The principle of strict liability was first established in this case. Rylands v. Fletcher is an English tort law case. Strict liability is a term used to describe liability which is imposed on the defendant without proof of fault on his part.
Rylands v. Fletcher (1868) LR 3 HL 330
House of Lords-
- The Lord Chancellor (Lord Cairns)
- Lord Cranworth.
17th July 1868- House of Lords
Relevant Act/ Section
To bring action under Tort law for strict liability, established under this case, the following elements should be there-
- Accumulation of something that may cause mischief when released.
- For personal use
- Should de dangerous/ or cause mischief
- Escape of the said thing
- Non- natural use of one’s land
In 1860, Ryland wanted a reservoir on his land, to supply his mill with water. He paid contractors (competent engineers) to build the reservoir, therefore not playing any active role in the construction.
While building the reservoir, the contractors discovered old coal shafts and empty passages beneath the Rylands land adjoining Fletcher’s mine, which were filled loosely with debris and soil. Instead of blocking these shafts and passages, the contractors left them.

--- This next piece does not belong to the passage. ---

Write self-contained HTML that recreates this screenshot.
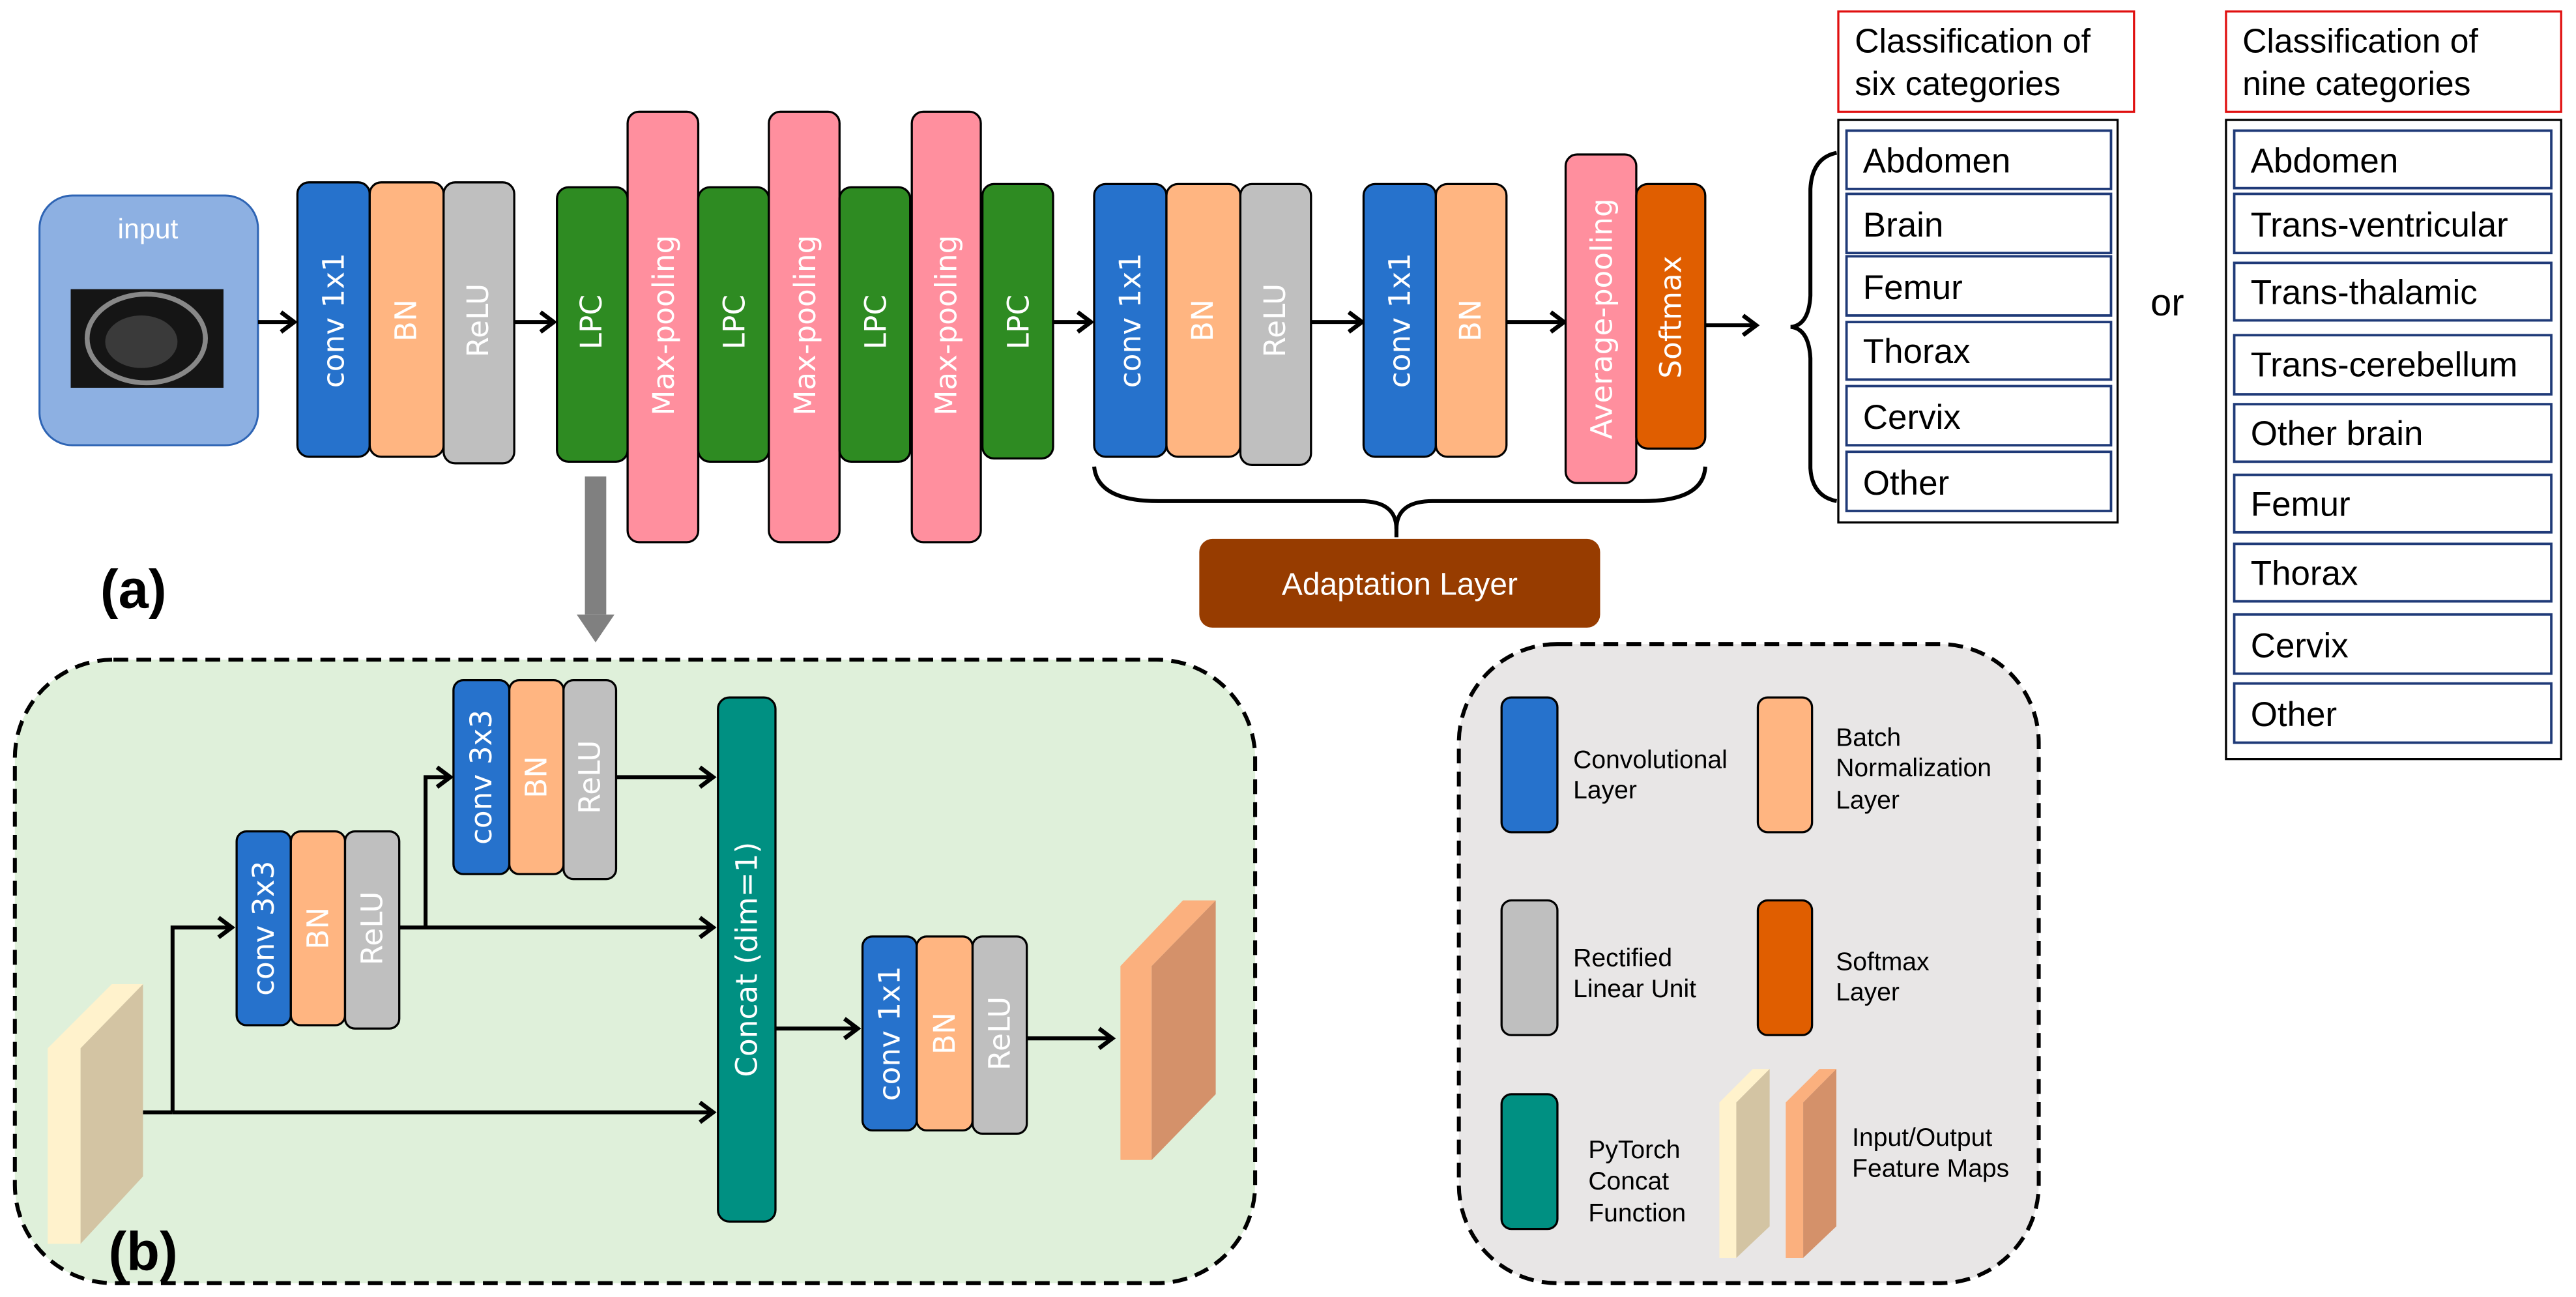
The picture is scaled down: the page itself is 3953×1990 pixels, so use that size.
<!DOCTYPE html>
<html><head><meta charset="utf-8"><style>
html,body{margin:0;padding:0;background:#fff;}
svg{display:block;}
.v{font-family:"DejaVu Sans",sans-serif;font-size:18px;fill:#fff;}
.b{stroke:#000;stroke-width:1.3;}
.t{font-family:"Liberation Sans",sans-serif;fill:#000;}
</style></head><body>
<svg width="3953" height="1990" viewBox="0 0 1568 789.4" xmlns="http://www.w3.org/2000/svg">
<defs>
<marker id="ah" markerUnits="userSpaceOnUse" markerWidth="14" markerHeight="16" refX="10" refY="7" orient="auto">
<path d="M2,1 L10,7 L2,13" fill="none" stroke="#000" stroke-width="2.6"/>
</marker>
</defs>

<!-- input -->
<rect x="24" y="119" width="133" height="152" rx="20" fill="#8db0e2" stroke="#2e64b4" stroke-width="1.2"/>
<text x="90" y="145" text-anchor="middle" font-family="Liberation Sans,sans-serif" font-size="17" fill="#fff">input</text>
<rect x="43" y="176" width="93" height="60" fill="#151515"/>
<ellipse cx="89" cy="206" rx="36" ry="27" fill="none" stroke="#888" stroke-width="3"/>
<ellipse cx="86" cy="208" rx="22" ry="16" fill="#3a3a3a"/>

<g fill="none" stroke="#000" stroke-width="2.4" marker-end="url(#ah)">
<line x1="157" y1="196" x2="179" y2="196"/>
<line x1="313" y1="196" x2="337" y2="196"/>
<line x1="641" y1="196" x2="664" y2="196"/>
<line x1="798" y1="196" x2="829" y2="196"/>
<line x1="917" y1="196" x2="952" y2="196"/>
<line x1="1038" y1="198" x2="1069" y2="198"/>
</g>

<!-- first block -->
<rect class="b" x="181" y="111" width="44" height="167" rx="7" fill="#2672cc"/>
<rect class="b" x="225" y="111" width="45" height="167" rx="7" fill="#ffb581"/>
<rect class="b" x="270" y="111" width="43" height="171" rx="7" fill="#bfbfbf"/>
<text class="v" transform="translate(203,195) rotate(-90)" text-anchor="middle" dominant-baseline="central">conv 1x1</text>
<text class="v" transform="translate(247,195) rotate(-90)" text-anchor="middle" dominant-baseline="central">BN</text>
<text class="v" transform="translate(291,195) rotate(-90)" text-anchor="middle" dominant-baseline="central">ReLU</text>

<!-- LPC + maxpool -->
<g>
<rect class="b" x="339" y="114" width="43" height="167" rx="7" fill="#2e8b22"/>
<rect class="b" x="382" y="68" width="43" height="262" rx="7" fill="#ff8f9e"/>
<rect class="b" x="425" y="114" width="43" height="167" rx="7" fill="#2e8b22"/>
<rect class="b" x="468" y="68" width="43" height="262" rx="7" fill="#ff8f9e"/>
<rect class="b" x="511" y="114" width="43" height="167" rx="7" fill="#2e8b22"/>
<rect class="b" x="555" y="68" width="42" height="262" rx="7" fill="#ff8f9e"/>
<rect class="b" x="598" y="112" width="43" height="167" rx="7" fill="#2e8b22"/>
</g>
<text class="v" transform="translate(360,196) rotate(-90)" text-anchor="middle" dominant-baseline="central">LPC</text>
<text class="v" transform="translate(404,198) rotate(-90)" text-anchor="middle" dominant-baseline="central">Max-pooling</text>
<text class="v" transform="translate(447,196) rotate(-90)" text-anchor="middle" dominant-baseline="central">LPC</text>
<text class="v" transform="translate(490,198) rotate(-90)" text-anchor="middle" dominant-baseline="central">Max-pooling</text>
<text class="v" transform="translate(533,196) rotate(-90)" text-anchor="middle" dominant-baseline="central">LPC</text>
<text class="v" transform="translate(576,198) rotate(-90)" text-anchor="middle" dominant-baseline="central">Max-pooling</text>
<text class="v" transform="translate(620,196) rotate(-90)" text-anchor="middle" dominant-baseline="central">LPC</text>

<!-- adaptation group -->
<rect class="b" x="666" y="112" width="44" height="166" rx="7" fill="#2672cc"/>
<rect class="b" x="710" y="112" width="45" height="166" rx="7" fill="#ffb581"/>
<rect class="b" x="755" y="112" width="43" height="171" rx="7" fill="#bfbfbf"/>
<rect class="b" x="830" y="112" width="44" height="166" rx="7" fill="#2672cc"/>
<rect class="b" x="874" y="112" width="43" height="166" rx="7" fill="#ffb581"/>
<rect class="b" x="953" y="94" width="43" height="200" rx="7" fill="#ff8f9e"/>
<rect class="b" x="996" y="112" width="42" height="161" rx="7" fill="#e05e00"/>
<text class="v" transform="translate(688,195) rotate(-90)" text-anchor="middle" dominant-baseline="central">conv 1x1</text>
<text class="v" transform="translate(732,195) rotate(-90)" text-anchor="middle" dominant-baseline="central">BN</text>
<text class="v" transform="translate(776,195) rotate(-90)" text-anchor="middle" dominant-baseline="central">ReLU</text>
<text class="v" transform="translate(852,195) rotate(-90)" text-anchor="middle" dominant-baseline="central">conv 1x1</text>
<text class="v" transform="translate(895,195) rotate(-90)" text-anchor="middle" dominant-baseline="central">BN</text>
<text class="v" transform="translate(975,194) rotate(-90)" text-anchor="middle" dominant-baseline="central">Average-pooling</text>
<text class="v" transform="translate(1017,193) rotate(-90)" text-anchor="middle" dominant-baseline="central">Softmax</text>

<!-- bottom brace -->
<path d="M666,284 Q668,305 705,305 L828,305 Q850,305 850,322 Q850,305 872,305 L1000,305 Q1037,305 1038,284" fill="none" stroke="#000" stroke-width="2.4"/>
<line x1="850" y1="318" x2="850" y2="327" stroke="#000" stroke-width="2.4"/>
<rect x="730" y="328" width="244" height="54" rx="8" fill="#973c00"/>
<text x="852" y="362" text-anchor="middle" font-family="Liberation Sans,sans-serif" font-size="19" fill="#fff">Adaptation Layer</text>

<!-- left curly brace -->
<path d="M1118,93 Q1103,96 1102,115 L1102,180 Q1101,198 1090,199 Q1101,200 1102,218 L1102,285 Q1103,302 1118,305" fill="none" stroke="#000" stroke-width="2.4"/>

<!-- six categories -->
<rect x="1119" y="7" width="180" height="61" fill="#fff" stroke="#e01010" stroke-width="1.3"/>
<text class="t" x="1129" y="32" font-size="20.5">Classification of</text>
<text class="t" x="1129" y="58" font-size="20.5">six categories</text>
<rect x="1119" y="73" width="170" height="245" fill="#fff" stroke="#000" stroke-width="1.3"/>
<g fill="#fff" stroke="#1f3a78" stroke-width="1.5">
<rect x="1124" y="79.5" width="161" height="35.5"/>
<rect x="1124" y="118" width="161" height="36"/>
<rect x="1124" y="156" width="161" height="36"/>
<rect x="1124" y="196" width="161" height="35"/>
<rect x="1124" y="235" width="161" height="36"/>
<rect x="1124" y="275" width="161" height="36"/>
</g>
<g class="t" font-size="21">
<text x="1134" y="105">Abdomen</text>
<text x="1134" y="144">Brain</text>
<text x="1134" y="182">Femur</text>
<text x="1134" y="221">Thorax</text>
<text x="1134" y="261">Cervix</text>
<text x="1134" y="301">Other</text>
</g>
<text class="t" x="1309" y="192" font-size="23">or</text>

<!-- nine categories -->
<rect x="1355" y="7" width="204" height="61" fill="#fff" stroke="#e01010" stroke-width="1.3"/>
<text class="t" x="1365" y="32" font-size="20.5">Classification of</text>
<text class="t" x="1365" y="58" font-size="20.5">nine categories</text>
<rect x="1355" y="73" width="204" height="389" fill="#fff" stroke="#000" stroke-width="1.3"/>
<g fill="#fff" stroke="#1f3a78" stroke-width="1.5">
<rect x="1360" y="79.5" width="193" height="35"/>
<rect x="1360" y="118" width="193" height="36"/>
<rect x="1360" y="160" width="193" height="35"/>
<rect x="1360" y="204" width="193" height="36"/>
<rect x="1360" y="246" width="193" height="35"/>
<rect x="1360" y="289" width="193" height="35"/>
<rect x="1360" y="331" width="193" height="35"/>
<rect x="1360" y="374" width="193" height="36"/>
<rect x="1360" y="416" width="193" height="36"/>
</g>
<g class="t" font-size="21">
<text x="1370" y="105">Abdomen</text>
<text x="1370" y="144">Trans-ventricular</text>
<text x="1370" y="185">Trans-thalamic</text>
<text x="1370" y="229">Trans-cerebellum</text>
<text x="1370" y="271">Other brain</text>
<text x="1370" y="314">Femur</text>
<text x="1370" y="356">Thorax</text>
<text x="1370" y="400">Cervix</text>
<text x="1370" y="442">Other</text>
</g>

<!-- gray arrow -->
<rect x="356" y="290" width="13" height="84" fill="#808080"/>
<polygon points="351,374 374,374 362.5,391" fill="#808080"/>
<text x="61" y="370" font-family="Liberation Sans,sans-serif" font-weight="bold" font-size="33" fill="#000">(a)</text>

<!-- (b) panel -->
<rect x="9" y="401.5" width="755" height="379.5" rx="60" fill="#dff0da" stroke="#000" stroke-width="2.4" stroke-dasharray="9,5"/>
<g fill="none" stroke="#000" stroke-width="2.4">
<line x1="87" y1="677" x2="105" y2="677"/>
<polyline points="105,677 105,564.5 141,564.5" marker-end="url(#ah)"/>
<line x1="105" y1="677" x2="434" y2="677" marker-end="url(#ah)"/>
<line x1="243" y1="564.5" x2="434" y2="564.5" marker-end="url(#ah)"/>
<polyline points="259,564.5 259,473 274,473" marker-end="url(#ah)"/>
<line x1="375" y1="473" x2="434" y2="473" marker-end="url(#ah)"/>
<line x1="472" y1="626" x2="522" y2="626" marker-end="url(#ah)"/>
<line x1="625" y1="632" x2="677" y2="632" marker-end="url(#ah)"/>
</g>
<polygon points="29,638 68,599 87,599 49,638 49,757 29,757" fill="#fff2cc"/>
<polygon points="49,638 87,599 87,716 49,757" fill="#d3c4a3"/>
<polygon points="682,588 720,548 740,548 701,588 701,706 682,706" fill="#fbb07e"/>
<polygon points="701,588 740,548 740,666 701,706" fill="#d4916a"/>

<rect class="b" x="144" y="506" width="33" height="118" rx="6" fill="#2672cc"/>
<rect class="b" x="177" y="506" width="33" height="118" rx="6" fill="#ffb581"/>
<rect class="b" x="210" y="506" width="33" height="120" rx="6" fill="#bfbfbf"/>
<text class="v" transform="translate(160.5,565) rotate(-90)" text-anchor="middle" dominant-baseline="central">conv 3x3</text>
<text class="v" transform="translate(193.5,565) rotate(-90)" text-anchor="middle" dominant-baseline="central">BN</text>
<text class="v" transform="translate(226.5,565) rotate(-90)" text-anchor="middle" dominant-baseline="central">ReLU</text>

<rect class="b" x="276" y="414" width="34" height="118" rx="6" fill="#2672cc"/>
<rect class="b" x="310" y="414" width="33" height="118" rx="6" fill="#ffb581"/>
<rect class="b" x="343" y="414" width="32" height="121" rx="6" fill="#bfbfbf"/>
<text class="v" transform="translate(293,473) rotate(-90)" text-anchor="middle" dominant-baseline="central">conv 3x3</text>
<text class="v" transform="translate(326.5,473) rotate(-90)" text-anchor="middle" dominant-baseline="central">BN</text>
<text class="v" transform="translate(359,473) rotate(-90)" text-anchor="middle" dominant-baseline="central">ReLU</text>

<rect class="b" x="437" y="424.5" width="35" height="319" rx="7" fill="#009082"/>
<text class="v" transform="translate(454.5,584) rotate(-90)" text-anchor="middle" dominant-baseline="central">Concat (dim=1)</text>

<rect class="b" x="525" y="570" width="33" height="118" rx="6" fill="#2672cc"/>
<rect class="b" x="558" y="570" width="34" height="118" rx="6" fill="#ffb581"/>
<rect class="b" x="592" y="570" width="33" height="120" rx="6" fill="#bfbfbf"/>
<text class="v" transform="translate(541.5,629) rotate(-90)" text-anchor="middle" dominant-baseline="central">conv 1x1</text>
<text class="v" transform="translate(575,629) rotate(-90)" text-anchor="middle" dominant-baseline="central">BN</text>
<text class="v" transform="translate(608.5,629) rotate(-90)" text-anchor="middle" dominant-baseline="central">ReLU</text>

<text x="66" y="773" font-family="Liberation Sans,sans-serif" font-weight="bold" font-size="33" fill="#000">(b)</text>

<!-- legend -->
<rect x="888" y="392" width="353" height="389" rx="60" fill="#e8e6e6" stroke="#000" stroke-width="2.4" stroke-dasharray="9,5"/>
<rect class="b" x="914" y="424.5" width="34" height="82" rx="6" fill="#2672cc"/>
<rect class="b" x="1070" y="424.5" width="33" height="82" rx="6" fill="#ffb581"/>
<rect class="b" x="914" y="548" width="34" height="82" rx="6" fill="#bfbfbf"/>
<rect class="b" x="1070" y="548" width="33" height="82" rx="6" fill="#e05e00"/>
<rect class="b" x="914" y="666" width="34" height="82" rx="6" fill="#009082"/>
<polygon points="1046.6,671 1067,650.6 1077.2,650.6 1056.9,671 1056.9,765.6 1046.6,765.6" fill="#fff2cc"/>
<polygon points="1056.9,671 1077.2,650.6 1077.2,746.4 1056.9,765.6" fill="#d3c4a3"/>
<polygon points="1087,671 1107.5,650.6 1117.8,650.6 1097.6,671 1097.6,765.6 1087,765.6" fill="#fbb07e"/>
<polygon points="1097.6,671 1117.8,650.6 1117.8,746.4 1097.6,765.6" fill="#d4916a"/>
<g class="t" font-size="15.5">
<text x="957.6" y="467.5">Convolutional</text>
<text x="957.6" y="486">Layer</text>
<text x="1117.5" y="454">Batch</text>
<text x="1117.5" y="472.5">Normalization</text>
<text x="1117.5" y="492">Layer</text>
<text x="957.6" y="588">Rectified</text>
<text x="957.6" y="607">Linear Unit</text>
<text x="1117.5" y="590.5">Softmax</text>
<text x="1117.5" y="609">Layer</text>
<text x="966.8" y="705">PyTorch</text>
<text x="966.8" y="724">Concat</text>
<text x="966.8" y="743.4">Function</text>
<text x="1127.4" y="697.4">Input/Output</text>
<text x="1127.4" y="716.3">Feature Maps</text>
</g>
</svg>
</body></html>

On 11th December 1860, after being filled with water for the first time, the reservoir burst and flooded the adjoining mines, the Red House Colliery. Causing damage to the mine in addition to Fletcher’s property. Fletcher bought a suit against Rylands on 4th November 1861.
Issue before the Court
- Was the use of Defendants land unreasonable?
- Should the Defendant be held liable for damages suffered by the Plaintiff?
In 1865, a trial Court decided in favour of defendants, stating that defendants were ignorant of the abandoned passages and mine shafts. Therefore, no negligence was committed by them.
In 1866, the Exchequers Chamber reversed the decision by lower court, J. Blackburn on behalf of the other five judges held that- when a person for his personal use, brings anything to his property that is most likely to cause mischief when escapes, must be kept at the owners peril and if it does escape and cause damage, the owner must be held liable.
However, the owner can take two defences stated as follows-
- The thing escaped due to the act of plaintiff
- Vis major
In 1868, the House of Lords in their judgement affirmed the decision of Exchequer Chamber, but Lord Cairns limited the scope of J. Blackburn’s statement by adding that this principle can only apply where the defendant is using his land for a non-natural purpose. Thereby shifting the emphasis from the flooding of mines to the decision of defendant to build a reservoir on land adjacent to coal mines.
Decision of the Court
The House of Lords held in judgment, affirming the Exchequers Chambers decision, stating that the Defendant’s use of the land was unreasonable, resulted in harm to the Plaintiff and was engaged in without proper caution. Therefore, holding the Defendant liable for damages done to the plaintiff.